951. Flip Equivalent Binary Trees

QUESTION:

For a binary tree T, we can define a flip operation as follows: choose any node, and swap the left and right child subtrees.

A binary tree X is flip equivalent to a binary tree Y if and only if we can make X equal to Y after some number of flip operations.

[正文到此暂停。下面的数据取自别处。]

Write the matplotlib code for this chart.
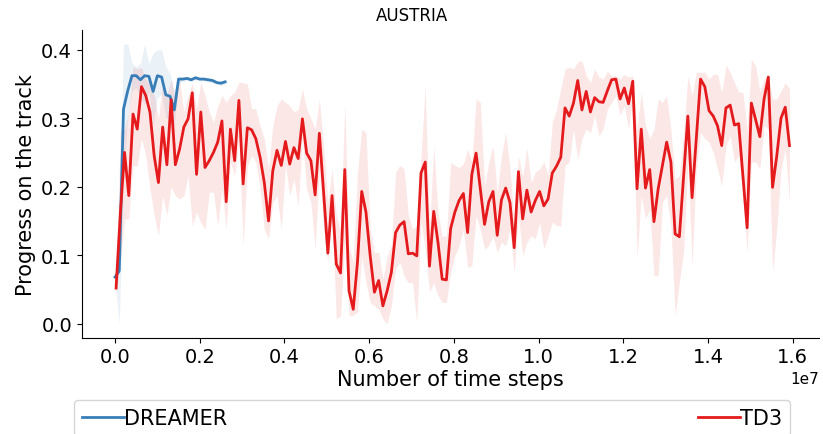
import numpy as np
import matplotlib
matplotlib.use("Agg")
import matplotlib.pyplot as plt

# DREAMER runs: mean progress and the min/max band, one entry per 1e5 steps
dreamer_steps = np.arange(27) * 1e5
dreamer_mean = [0.068, 0.077, 0.313, 0.340, 0.362, 0.362, 0.356, 0.362, 0.361,
                0.339, 0.362, 0.360, 0.334, 0.332, 0.312, 0.357, 0.357, 0.358,
                0.356, 0.359, 0.357, 0.357, 0.356, 0.355, 0.352, 0.351, 0.353]
dreamer_lo = [0.060, 0.000, 0.220, 0.300, 0.340, 0.345, 0.330, 0.320, 0.340,
              0.290, 0.330, 0.335, 0.300, 0.300, 0.290, 0.350, 0.354, 0.355,
              0.353, 0.356, 0.354, 0.354, 0.353, 0.352, 0.349, 0.348, 0.350]
dreamer_hi = [0.075, 0.150, 0.408, 0.408, 0.380, 0.375, 0.380, 0.408, 0.380,
              0.395, 0.400, 0.400, 0.375, 0.365, 0.340, 0.362, 0.360, 0.361,
              0.359, 0.362, 0.360, 0.360, 0.359, 0.358, 0.355, 0.354, 0.356]

# TD3 runs
td3_mean = [
    0.052, 0.160, 0.250, 0.187, 0.306, 0.284, 0.346, 0.333, 0.309, 0.245,
    0.206, 0.287, 0.232, 0.327, 0.232, 0.255, 0.287, 0.299, 0.337, 0.218,
    0.309, 0.228, 0.238, 0.250, 0.265, 0.296, 0.178, 0.284, 0.238, 0.326,
    0.204, 0.286, 0.283, 0.270, 0.243, 0.206, 0.150, 0.223, 0.253, 0.231,
    0.266, 0.233, 0.257, 0.241, 0.299, 0.249, 0.238, 0.188, 0.278, 0.192,
    0.103, 0.187, 0.087, 0.074, 0.225, 0.048, 0.021, 0.090, 0.193, 0.163,
    0.099, 0.046, 0.063, 0.026, 0.048, 0.075, 0.133, 0.144, 0.149, 0.102,
    0.103, 0.099, 0.220, 0.236, 0.084, 0.164, 0.119, 0.065, 0.064, 0.139,
    0.163, 0.180, 0.190, 0.133, 0.218, 0.249, 0.197, 0.145, 0.178, 0.193,
    0.129, 0.181, 0.198, 0.177, 0.111, 0.222, 0.153, 0.195, 0.163, 0.180,
    0.193, 0.172, 0.182, 0.220, 0.230, 0.243, 0.315, 0.303, 0.322, 0.355,
    0.312, 0.339, 0.309, 0.330, 0.324, 0.323, 0.340, 0.356, 0.357, 0.328,
    0.344, 0.321, 0.354, 0.197, 0.284, 0.198, 0.225, 0.149, 0.197, 0.231,
    0.265, 0.236, 0.131, 0.127, 0.216, 0.303, 0.184, 0.270, 0.357, 0.346,
    0.311, 0.303, 0.289, 0.260, 0.315, 0.319, 0.290, 0.292, 0.216, 0.140,
    0.322, 0.298, 0.273, 0.328, 0.360, 0.199, 0.245, 0.300, 0.316, 0.260,
]
td3_lo = [
    0.045, 0.090, 0.153, 0.153, 0.231, 0.230, 0.270, 0.245, 0.197, 0.158,
    0.128, 0.187, 0.158, 0.200, 0.187, 0.182, 0.187, 0.216, 0.143, 0.163,
    0.148, 0.138, 0.192, 0.192, 0.143, 0.197, 0.138, 0.236, 0.216, 0.270,
    0.114, 0.231, 0.245, 0.236, 0.197, 0.138, 0.124, 0.177, 0.187, 0.138,
    0.231, 0.187, 0.211, 0.172, 0.270, 0.197, 0.177, 0.109, 0.226, 0.138,
    0.090, 0.158, 0.007, 0.012, 0.119, 0.012, 0.012, 0.017, 0.099, 0.060,
    0.031, 0.026, 0.021, 0.007, 0.000, 0.026, 0.080, 0.090, 0.070, 0.060,
    0.060, 0.002, 0.148, 0.109, 0.046, 0.060, 0.041, 0.031, 0.031, 0.075,
    0.099, 0.114, 0.138, 0.082, 0.085, 0.158, 0.138, 0.109, 0.114, 0.128,
    0.104, 0.119, 0.114, 0.138, 0.075, 0.158, 0.099, 0.119, 0.128, 0.124,
    0.148, 0.109, 0.128, 0.148, 0.143, 0.143, 0.231, 0.236, 0.284, 0.240,
    0.270, 0.284, 0.279, 0.304, 0.274, 0.284, 0.313, 0.323, 0.333, 0.304,
    0.318, 0.284, 0.333, 0.094, 0.187, 0.153, 0.167, 0.070, 0.070, 0.177,
    0.187, 0.143, 0.012, 0.060, 0.104, 0.236, 0.084, 0.226, 0.279, 0.270,
    0.265, 0.250, 0.226, 0.201, 0.260, 0.274, 0.236, 0.245, 0.187, 0.104,
    0.236, 0.236, 0.226, 0.289, 0.284, 0.075, 0.138, 0.226, 0.255, 0.177,
]
td3_hi = [
    0.060, 0.280, 0.284, 0.309, 0.374, 0.372, 0.374, 0.357, 0.352, 0.333,
    0.299, 0.352, 0.333, 0.357, 0.328, 0.357, 0.309, 0.333, 0.352, 0.313,
    0.352, 0.333, 0.309, 0.294, 0.318, 0.333, 0.323, 0.333, 0.338, 0.352,
    0.352, 0.350, 0.314, 0.314, 0.289, 0.270, 0.226, 0.289, 0.318, 0.328,
    0.323, 0.318, 0.309, 0.313, 0.343, 0.313, 0.299, 0.284, 0.328, 0.260,
    0.177, 0.226, 0.158, 0.138, 0.321, 0.114, 0.090, 0.221, 0.284, 0.279,
    0.138, 0.104, 0.104, 0.065, 0.099, 0.114, 0.221, 0.231, 0.226, 0.158,
    0.138, 0.143, 0.245, 0.347, 0.138, 0.260, 0.163, 0.128, 0.128, 0.236,
    0.231, 0.228, 0.233, 0.255, 0.236, 0.328, 0.323, 0.201, 0.236, 0.260,
    0.192, 0.245, 0.279, 0.226, 0.148, 0.245, 0.216, 0.257, 0.206, 0.221,
    0.226, 0.236, 0.216, 0.294, 0.313, 0.343, 0.372, 0.374, 0.372, 0.382,
    0.384, 0.362, 0.352, 0.372, 0.360, 0.357, 0.369, 0.362, 0.362, 0.357,
    0.364, 0.360, 0.362, 0.284, 0.338, 0.289, 0.270, 0.284, 0.328, 0.323,
    0.333, 0.284, 0.211, 0.216, 0.279, 0.362, 0.333, 0.367, 0.367, 0.367,
    0.357, 0.364, 0.364, 0.338, 0.377, 0.367, 0.352, 0.338, 0.338, 0.284,
    0.386, 0.377, 0.338, 0.357, 0.362, 0.328, 0.328, 0.340, 0.352, 0.343,
]
td3_steps = np.arange(len(td3_mean)) * 1e5 + 2.5e4

BLUE = "#377eb8"
RED = "#e41a1c"

fig = plt.figure(figsize=(8.23, 4.35), dpi=100)
ax = fig.add_axes([0.0993, 0.2214, 0.8959, 0.7069])

ax.fill_between(dreamer_steps, dreamer_lo, dreamer_hi, color=BLUE, alpha=0.1, lw=0)
ax.plot(dreamer_steps, dreamer_mean, color=BLUE, lw=2, label="DREAMER")
ax.fill_between(td3_steps, td3_lo, td3_hi, color=RED, alpha=0.1, lw=0)
ax.plot(td3_steps, td3_mean, color=RED, lw=2, label="TD3")

ax.set_xlim(-7.86e5, 1.6623e7)
ax.set_ylim(-0.0204, 0.4284)
ax.set_xticks(np.arange(0, 1.7e7, 2e6))
ax.set_yticks([0.0, 0.1, 0.2, 0.3, 0.4])
ax.tick_params(labelsize=14)
ax.xaxis.get_offset_text().set_fontsize(11)
for side in ("top", "right"):
    ax.spines[side].set_visible(False)

fig.suptitle("AUSTRIA", fontsize=12, y=0.985)
ax.set_xlabel("Number of time steps", fontsize=15, labelpad=2)
ax.set_ylabel("Progress on the track", fontsize=15)

fig.legend(loc="upper left", bbox_to_anchor=(0.0899, 0.0, 0.870, 0.0789),
           bbox_transform=fig.transFigure, mode="expand", ncol=2,
           borderaxespad=0, fontsize=15, handletextpad=0.0)

fig.savefig("out.png", dpi=100)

Write a function that determines whether two binary trees are flip equivalent. The trees are given by root nodes root1 and root2.

Example 1:

Input: root1 = [1,2,3,4,5,6,null,null,null,7,8], root2 = [1,3,2,null,6,4,5,null,null,null,null,8,7] Output: true Explanation: We flipped at nodes with values 1, 3, and 5. Flipped Trees Diagram

Note:

Each tree will have at most 100 nodes. Each value in each tree will be a unique integer in the range [0, 99].

EXPLANATION:

题目看到的时候,是说在无限的情况下,两者相等,那么我们就可以逆向思维:既然经过了变动你们相等,那么我们就反过来。往你那个方向变,看能不能变换成功。
所以思路:
1.判断当前节点是否相等,不相等返回false(只有根节点需要判断,因为后面的left,right的判断已经包含了这次值的判断)
2.如果左右节点进行了互换,那么就对互换的节点进行分别进行判断
3.如果没有进行互换,则同样进行子节点的判断
4.结果就是左右节点的&运算,必须左右都为true才为true

SOLUTION:

class Solution {
    public boolean flipEquiv(TreeNode root1, TreeNode root2) {
        if(root1==null && root2==null) return true;
        if(root1 != null && root2 !=null && root1.val == root2.val){
            return flipEquivHelper(root1,root2);
        }else return false;
    }
    
    public static boolean flipEquivHelper(TreeNode root1,TreeNode root2){
        int left1 = root1.left==null?-1:root1.left.val;
        int right1 = root1.right==null?-1:root1.right.val;
        int left2 = root2.left==null?-1:root2.left.val;
        int right2 = root2.right==null?-1:root2.right.val;
        if(left1==left2 && right1 == right2 ){
            boolean left = false;
            if(left1!=-1) left = flipEquivHelper(root1.left,root2.left);
            else left=true;
            boolean right = false;
            if(right1!=-1) right = flipEquivHelper(root1.right,root2.right);
            else right = true;
            return left&right;
        }else if(left1==right2 && right1==left2){
            boolean left = false;
            if(left1!=-1) left = flipEquivHelper(root1.left,root2.right);
            else left = true;
            boolean right = false;
            if(right1!=-1) right = flipEquivHelper(root1.right,root2.left);
            else right = true;
            return  left&right;
        }else return false;
    }
}